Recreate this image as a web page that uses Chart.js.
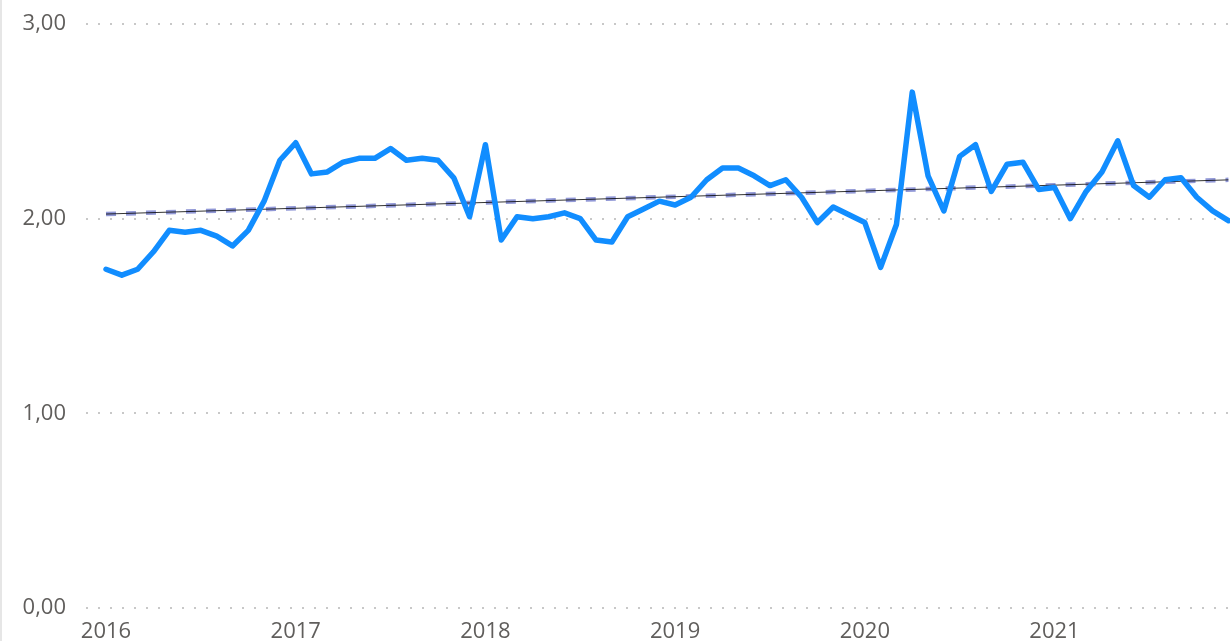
<!DOCTYPE html>
<html>
<head>
<meta charset="utf-8">
<script src="https://cdn.jsdelivr.net/npm/chart.js@4.4.1/dist/chart.umd.min.js"></script>
<style>
    html, body { margin: 0; padding: 0; background: #fff; }
    #wrap { position: relative; width: 1230px; height: 641px; }
    #edge { position: absolute; left: 0; top: 0; width: 2px; height: 641px; background: #e6e6e6; }
</style>
</head>
<body>
<div id="wrap">
    <canvas id="priceChart" width="1230" height="641"></canvas>
    <div id="edge"></div>
</div>
<script>
// monthly values, Jan 2016 .. Dec 2021
const years = ['2016', '2017', '2018', '2019', '2020', '2021'];
const values2016 = [1.74, 1.71, 1.74, 1.83, 1.94, 1.93, 1.94, 1.91, 1.86, 1.94, 2.09, 2.30];
const values2017 = [2.39, 2.23, 2.24, 2.29, 2.31, 2.31, 2.36, 2.30, 2.31, 2.30, 2.21, 2.01];
const values2018 = [2.38, 1.89, 2.01, 2.00, 2.01, 2.03, 2.00, 1.89, 1.88, 2.01, 2.05, 2.09];
const values2019 = [2.07, 2.11, 2.20, 2.26, 2.26, 2.22, 2.17, 2.20, 2.11, 1.98, 2.06, 2.02];
const values2020 = [1.98, 1.75, 1.97, 2.65, 2.22, 2.04, 2.32, 2.38, 2.14, 2.28, 2.29, 2.15];
const values2021 = [2.16, 2.00, 2.14, 2.24, 2.40, 2.17, 2.11, 2.20, 2.21, 2.11, 2.04, 1.99];
const yTicks = [0, 1, 2, 3];

const values = [].concat(values2016, values2017, values2018, values2019, values2020, values2021);
const points = values.map((v, i) => ({x: i, y: v}));

// least squares trend over the monthly series
function trendLine(pts) {
    const n = pts.length;
    let sx = 0, sy = 0, sxx = 0, sxy = 0;
    pts.forEach(p => { sx += p.x; sy += p.y; sxx += p.x * p.x; sxy += p.x * p.y; });
    const slope = (n * sxy - sx * sy) / (n * sxx - sx * sx);
    const icpt = (sy - slope * sx) / n;
    const first = pts[0].x, last = pts[n - 1].x;
    return [{x: first, y: icpt + slope * first}, {x: last, y: icpt + slope * last}];
}
const trend = trendLine(points);

const fontFamily = '"Segoe UI", "Open Sans", sans-serif';

new Chart(document.getElementById('priceChart'), {
    type: 'line',
    data: {
        datasets: [
            {
                data: points,
                borderColor: '#118dff',
                borderWidth: 5.5,
                borderJoinStyle: 'round',
                borderCapStyle: 'round',
                pointRadius: 0,
                tension: 0
            },
            {
                data: trend,
                borderColor: 'rgba(0, 0, 0, 0.8)',
                borderWidth: 1,
                pointRadius: 0
            },
            {
                data: trend,
                borderColor: 'rgba(118, 126, 204, 0.8)',
                borderWidth: 4.5,
                borderDash: [10, 10],
                pointRadius: 0
            }
        ]
    },
    options: {
        responsive: false,
        animation: false,
        layout: {
            padding: {top: 24, right: 0, bottom: 0, left: 0}
        },
        plugins: {
            legend: {display: false},
            tooltip: {enabled: false}
        },
        scales: {
            x: {
                type: 'linear',
                min: -1.266,
                max: 71.1,
                afterFit: (scale) => {
                    scale.height = 33;
                    scale.paddingLeft = 0;
                    scale.paddingRight = 0;
                },
                afterBuildTicks: (scale) => {
                    scale.ticks = years.map((y, i) => ({value: i * 12}));
                },
                grid: {display: false, drawTicks: false},
                border: {display: false},
                ticks: {
                    autoSkip: false,
                    maxRotation: 0,
                    padding: 11,
                    color: '#605e5c',
                    font: {family: fontFamily, size: 22},
                    callback: (v) => years[Math.round(v / 12)]
                }
            },
            y: {
                min: 0,
                max: 3,
                afterFit: (scale) => {
                    scale.width = 86;
                    scale.paddingTop = 0;
                    scale.paddingBottom = 0;
                },
                afterBuildTicks: (scale) => {
                    scale.ticks = yTicks.map(v => ({value: v}));
                },
                grid: {
                    color: '#c8c8c8',
                    lineWidth: 2,
                    drawTicks: false
                },
                border: {display: false, dash: [2, 10]},
                ticks: {
                    padding: 20,
                    color: '#605e5c',
                    font: {family: fontFamily, size: 22},
                    callback: (v) => v.toFixed(2).replace('.', ',')
                }
            }
        }
    }
});
</script>
</body>
</html>
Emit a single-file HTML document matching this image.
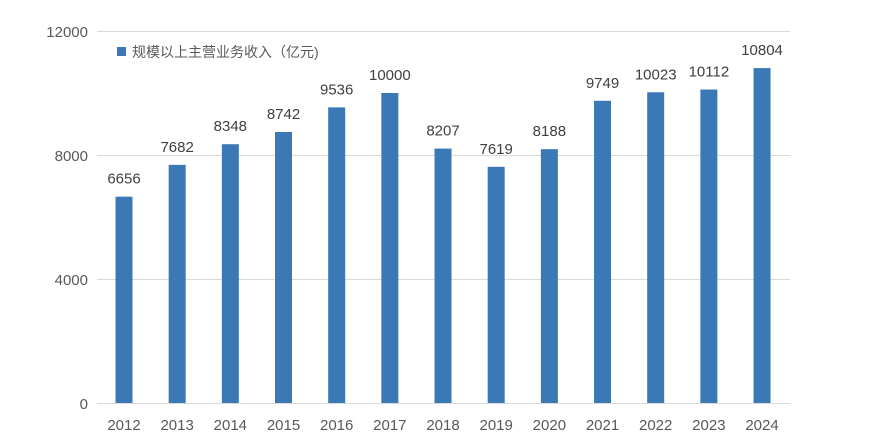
<!DOCTYPE html>
<html><head><meta charset="utf-8"><style>
body{margin:0;background:#fff;}
svg text{font-family:"Liberation Sans","Noto Sans CJK SC",sans-serif;fill:#595959;}
</style></head><body>
<svg width="878" height="440" xmlns="http://www.w3.org/2000/svg">
<rect width="878" height="440" fill="#fff"/>
<g stroke="#d9d9d9" stroke-width="1">
<line x1="97" y1="31.5" x2="790" y2="31.5"/>
<line x1="97" y1="155.5" x2="790" y2="155.5"/>
<line x1="97" y1="279.5" x2="790" y2="279.5"/>
<line x1="97" y1="403.5" x2="790" y2="403.5"/>
</g>
<g font-size="15" text-anchor="end">
<text x="88" y="37">12000</text>
<text x="88" y="161">8000</text>
<text x="88" y="285">4000</text>
<text x="88" y="409">0</text>
</g>
<rect x="117" y="47" width="9" height="9" fill="#3b78b6"/>
<text x="132" y="57" font-size="14">规模以上主营业务收入（亿元)</text>
<g fill="#3b78b6">
<rect x="115.5" y="196.66" width="17" height="206.34"/>
<rect x="168.67" y="164.86" width="17" height="238.14"/>
<rect x="221.84" y="144.21" width="17" height="258.79"/>
<rect x="275.01" y="132" width="17" height="271"/>
<rect x="328.18" y="107.38" width="17" height="295.62"/>
<rect x="381.35" y="93" width="17" height="310"/>
<rect x="434.52" y="148.58" width="17" height="254.42"/>
<rect x="487.69" y="166.81" width="17" height="236.19"/>
<rect x="540.86" y="149.17" width="17" height="253.83"/>
<rect x="594.03" y="100.78" width="17" height="302.22"/>
<rect x="647.2" y="92.29" width="17" height="310.71"/>
<rect x="700.37" y="89.53" width="17" height="313.47"/>
<rect x="753.54" y="68.08" width="17" height="334.92"/>
</g>
<g font-size="15" text-anchor="middle" style="fill:#404040">
<text x="124" y="183.66" style="fill:#404040">6656</text>
<text x="177.17" y="151.86" style="fill:#404040">7682</text>
<text x="230.34" y="131.21" style="fill:#404040">8348</text>
<text x="283.51" y="119" style="fill:#404040">8742</text>
<text x="336.68" y="94.38" style="fill:#404040">9536</text>
<text x="389.85" y="80" style="fill:#404040">10000</text>
<text x="443.02" y="135.58" style="fill:#404040">8207</text>
<text x="496.19" y="153.81" style="fill:#404040">7619</text>
<text x="549.36" y="136.17" style="fill:#404040">8188</text>
<text x="602.53" y="87.78" style="fill:#404040">9749</text>
<text x="655.7" y="79.29" style="fill:#404040">10023</text>
<text x="708.87" y="76.53" style="fill:#404040">10112</text>
<text x="762.04" y="55.08" style="fill:#404040">10804</text>
</g>
<g font-size="15" text-anchor="middle">
<text x="124" y="430">2012</text>
<text x="177.17" y="430">2013</text>
<text x="230.34" y="430">2014</text>
<text x="283.51" y="430">2015</text>
<text x="336.68" y="430">2016</text>
<text x="389.85" y="430">2017</text>
<text x="443.02" y="430">2018</text>
<text x="496.19" y="430">2019</text>
<text x="549.36" y="430">2020</text>
<text x="602.53" y="430">2021</text>
<text x="655.7" y="430">2022</text>
<text x="708.87" y="430">2023</text>
<text x="762.04" y="430">2024</text>
</g>
</svg>
</body></html>
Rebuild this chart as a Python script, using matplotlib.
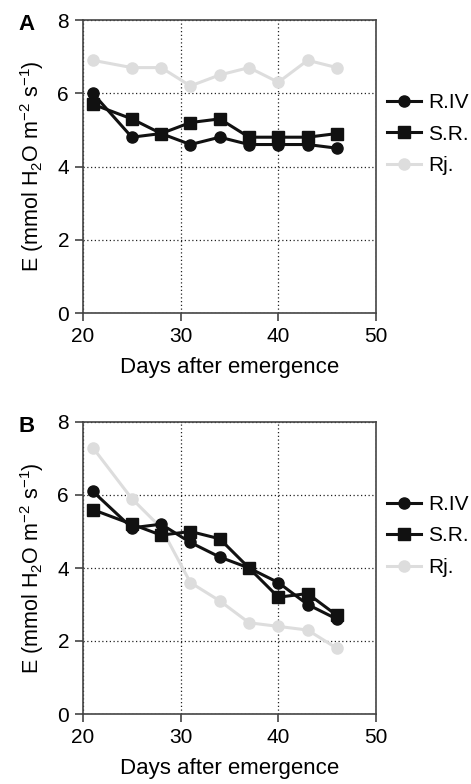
....................
§ REQUEST
Go from the first line of the listing to the line holding "const yTicks = [0, 1, 2, 3];" and, please, transcribe those lines exactly, both included, with no pictures.

§ OUTPUT BELOW
Recreate this image as a web page that uses Chart.js.
<!DOCTYPE html>
<html>
<head>
<meta charset="utf-8">
<script src="https://cdn.jsdelivr.net/npm/chart.js@4.4.1/dist/chart.umd.min.js"></script>
<style>
    html, body { margin: 0; padding: 0; background: #fff; }
    #wrap { position: relative; width: 1230px; height: 641px; }
    #edge { position: absolute; left: 0; top: 0; width: 2px; height: 641px; background: #e6e6e6; }
</style>
</head>
<body>
<div id="wrap">
    <canvas id="priceChart" width="1230" height="641"></canvas>
    <div id="edge"></div>
</div>
<script>
// monthly values, Jan 2016 .. Dec 2021
const years = ['2016', '2017', '2018', '2019', '2020', '2021'];
const values2016 = [1.74, 1.71, 1.74, 1.83, 1.94, 1.93, 1.94, 1.91, 1.86, 1.94, 2.09, 2.30];
const values2017 = [2.39, 2.23, 2.24, 2.29, 2.31, 2.31, 2.36, 2.30, 2.31, 2.30, 2.21, 2.01];
const values2018 = [2.38, 1.89, 2.01, 2.00, 2.01, 2.03, 2.00, 1.89, 1.88, 2.01, 2.05, 2.09];
const values2019 = [2.07, 2.11, 2.20, 2.26, 2.26, 2.22, 2.17, 2.20, 2.11, 1.98, 2.06, 2.02];
const values2020 = [1.98, 1.75, 1.97, 2.65, 2.22, 2.04, 2.32, 2.38, 2.14, 2.28, 2.29, 2.15];
const values2021 = [2.16, 2.00, 2.14, 2.24, 2.40, 2.17, 2.11, 2.20, 2.21, 2.11, 2.04, 1.99];
const yTicks = [0, 1, 2, 3];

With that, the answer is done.